8. You’re Approaching $10M ARR and Need a Full-Time CFO Eventually

Hiring fractional now gives you the financial infrastructure and reporting cadence in place before the full-time hire arrives. It also means the full-time CFO inherits a clean house instead of spending their first six months in cleanup mode.

How Much Does a Fractional CFO Cost?

Fractional CFO retainers typically range from $5,000–$15,000/month for 8–12 days of engagement per month. Compare that to a full-time CFO compensation package of $200,000–$350,000 salary plus equity, and the value equation is clear at the sub-$20M ARR stage.

Read the full breakdown in our guide: How to Scale Your Business with a Part-Time CFO.

Frequently Asked Questions

At what revenue should you hire a fractional CFO?

Most companies benefit from a fractional CFO between $1M and $10M ARR. Below $1M, a good bookkeeper often suffices. Above $10M, the function typically warrants a full-time hire. The inflection point is usually when financial modeling, board reporting, or fundraising prep starts consuming more than 20 hours per month.
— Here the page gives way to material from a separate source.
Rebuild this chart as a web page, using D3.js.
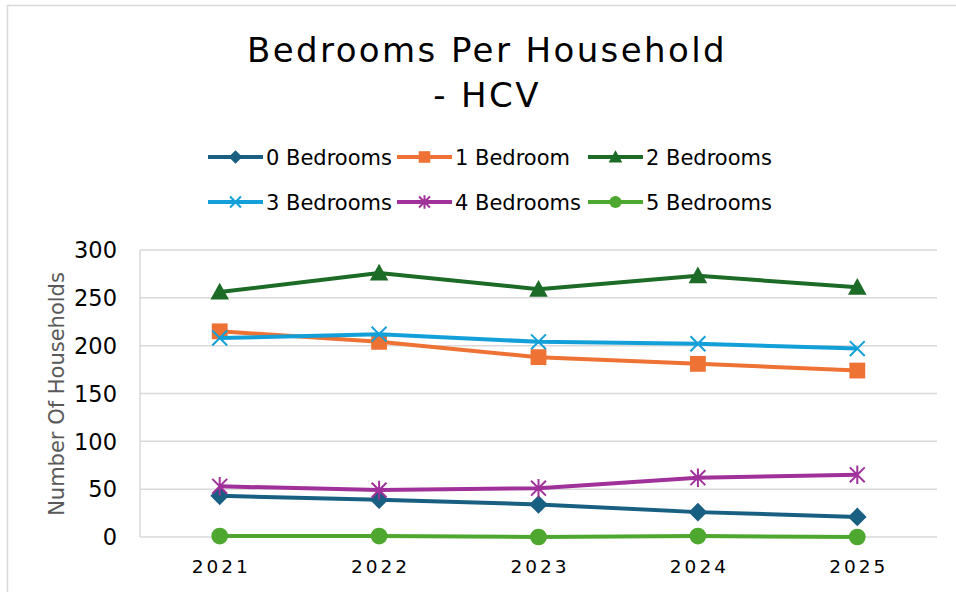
<!DOCTYPE html>
<html>
<head>
<meta charset="utf-8">
<script src="https://d3js.org/d3.v7.min.js"></script>
<style>
  body { margin: 0; background: #fff; }
  text { font-family: "DejaVu Sans", Verdana, sans-serif; }
</style>
</head>
<body>
<svg id="chart" width="956" height="592"></svg>
<script>
// data
const years = ['2021', '2022', '2023', '2024', '2025'];
const seriesNames = ['0 Bedrooms', '1 Bedroom', '2 Bedrooms', '3 Bedrooms', '4 Bedrooms', '5 Bedrooms'];
const bed0 = [43, 39, 34, 26, 21];
const bed1 = [215, 204, 188, 181, 174];
const bed2 = [256, 276, 259, 273, 261];
const bed3 = [208, 212, 204, 202, 197];
const bed4 = [53, 49, 51, 62, 65];
const bed5 = [1, 1, 0, 1, 0];
const yTicks = [0, 50, 100, 150, 200, 250, 300];

const colors = ['#185f82', '#ed7234', '#1c6b26', '#13a0d8', '#a0309a', '#4ea72e'];
const markers = ['diamond', 'square', 'triangle', 'x', 'asterisk', 'circle'];
const values = [bed0, bed1, bed2, bed3, bed4, bed5];

const series = seriesNames.map((name, i) => ({
  name: name, color: colors[i], marker: markers[i],
  points: years.map((y, j) => ({ year: y, value: values[i][j] }))
}));

const svg = d3.select('#chart');

// outer border
svg.append('rect')
  .attr('x', 7.5).attr('y', 5.5)
  .attr('width', 1000).attr('height', 1000)
  .attr('fill', 'none').attr('stroke', '#d9d9d9').attr('stroke-width', 1.5);

const plotL = 140, plotR = 937, plotT = 250, plotB = 537;

const x = d3.scaleBand().domain(years).range([plotL, plotR]);
const y = d3.scaleLinear().domain([0, 300]).range([plotB, plotT]);

// gridlines
svg.append('g').selectAll('line')
  .data(yTicks)
  .join('line')
  .attr('x1', plotL).attr('x2', plotR)
  .attr('y1', d => y(d)).attr('y2', d => y(d))
  .attr('stroke', '#d9d9d9').attr('stroke-width', 1.5);

svg.append('line')
  .attr('x1', plotL).attr('x2', plotL)
  .attr('y1', plotT).attr('y2', plotB)
  .attr('stroke', '#d9d9d9').attr('stroke-width', 1.5);

// y tick labels
svg.append('g').selectAll('text')
  .data(yTicks)
  .join('text')
  .attr('x', 117).attr('y', d => y(d))
  .attr('dy', '0.37em')
  .attr('text-anchor', 'end')
  .attr('font-size', 22.5)
  .attr('fill', '#000')
  .text(d => d);

// x tick labels
svg.append('g').selectAll('text')
  .data(years)
  .join('text')
  .attr('x', d => x(d) + x.bandwidth() / 2 + 1.5)
  .attr('y', 573)
  .attr('text-anchor', 'middle')
  .attr('font-size', 18.5)
  .attr('letter-spacing', 3)
  .attr('fill', '#000')
  .text(d => d);

// y axis title
svg.append('text')
  .attr('transform', 'translate(64,394) rotate(-90)')
  .attr('text-anchor', 'middle')
  .attr('font-size', 21)
  .attr('fill', '#595959')
  .text('Number Of Households');

// title
const title = svg.append('text')
  .attr('text-anchor', 'middle')
  .attr('font-size', 34)
  .attr('letter-spacing', 2.4)
  .attr('fill', '#000');
title.append('tspan').attr('x', 487).attr('y', 62).text('Bedrooms Per Household');
title.append('tspan').attr('x', 487).attr('y', 107).text('- HCV');

function drawMarker(g, type, color, s) {
  if (type === 'diamond') {
    g.append('path').attr('d', `M0,${-s}L${s},0L0,${s}L${-s},0Z`).attr('fill', color);
  } else if (type === 'square') {
    g.append('rect').attr('x', -s * 0.85).attr('y', -s * 0.85)
      .attr('width', s * 1.7).attr('height', s * 1.7).attr('fill', color);
  } else if (type === 'triangle') {
    g.append('path').attr('d', `M0,${-s}L${s},${s * 0.8}L${-s},${s * 0.8}Z`).attr('fill', color);
  } else if (type === 'circle') {
    g.append('circle').attr('r', s * 0.9).attr('fill', color);
  } else if (type === 'x') {
    const a = s * 0.8;
    g.append('path').attr('d', `M${-a},${-a}L${a},${a}M${-a},${a}L${a},${-a}`)
      .attr('stroke', color).attr('stroke-width', 2).attr('fill', 'none');
  } else if (type === 'asterisk') {
    const a = s * 0.8;
    g.append('path').attr('d', `M${-a},${-a}L${a},${a}M${-a},${a}L${a},${-a}M0,${-s}L0,${s}`)
      .attr('stroke', color).attr('stroke-width', 2).attr('fill', 'none');
  }
}

const line = d3.line()
  .x(d => x(d.year) + x.bandwidth() / 2)
  .y(d => y(d.value));

// series
series.forEach(s => {
  svg.append('path')
    .datum(s.points)
    .attr('d', line)
    .attr('fill', 'none')
    .attr('stroke', s.color)
    .attr('stroke-width', 4)
    .attr('stroke-linejoin', 'round');
  s.points.forEach(p => {
    const g = svg.append('g')
      .attr('transform', `translate(${x(p.year) + x.bandwidth() / 2},${y(p.value)})`);
    drawMarker(g, s.marker, s.color, 9.3);
  });
});

// legend
const legendPos = [[208, 157], [397, 157], [588, 157], [208, 202], [397, 202], [588, 202]];
series.forEach((s, i) => {
  const g = svg.append('g').attr('transform', `translate(${legendPos[i][0]},${legendPos[i][1]})`);
  g.append('line').attr('x1', 0).attr('x2', 55).attr('y1', 0).attr('y2', 0)
    .attr('stroke', s.color).attr('stroke-width', 4);
  drawMarker(g.append('g').attr('transform', 'translate(27.5,0)'), s.marker, s.color, 6.8);
  g.append('text').attr('x', 58).attr('y', 0).attr('dy', '0.37em')
    .attr('font-size', 21).attr('fill', '#000').text(s.name);
});
</script>
</body>
</html>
What does a fractional CFO do differently than a bookkeeper?

A bookkeeper records transactions. A fractional CFO interprets the financial story those transactions tell, builds forward-looking models, manages investor relationships, and makes strategic capital allocation recommendations. They operate at the C-suite level, not the accounting operations level.

How long does a fractional CFO engagement typically last?

Most engagements run 12–24 months. Some companies retain fractional CFOs indefinitely when a full-time hire isn’t justified. Plan for a 60–90 day ramp period before the CFO reaches full productivity in your specific business context.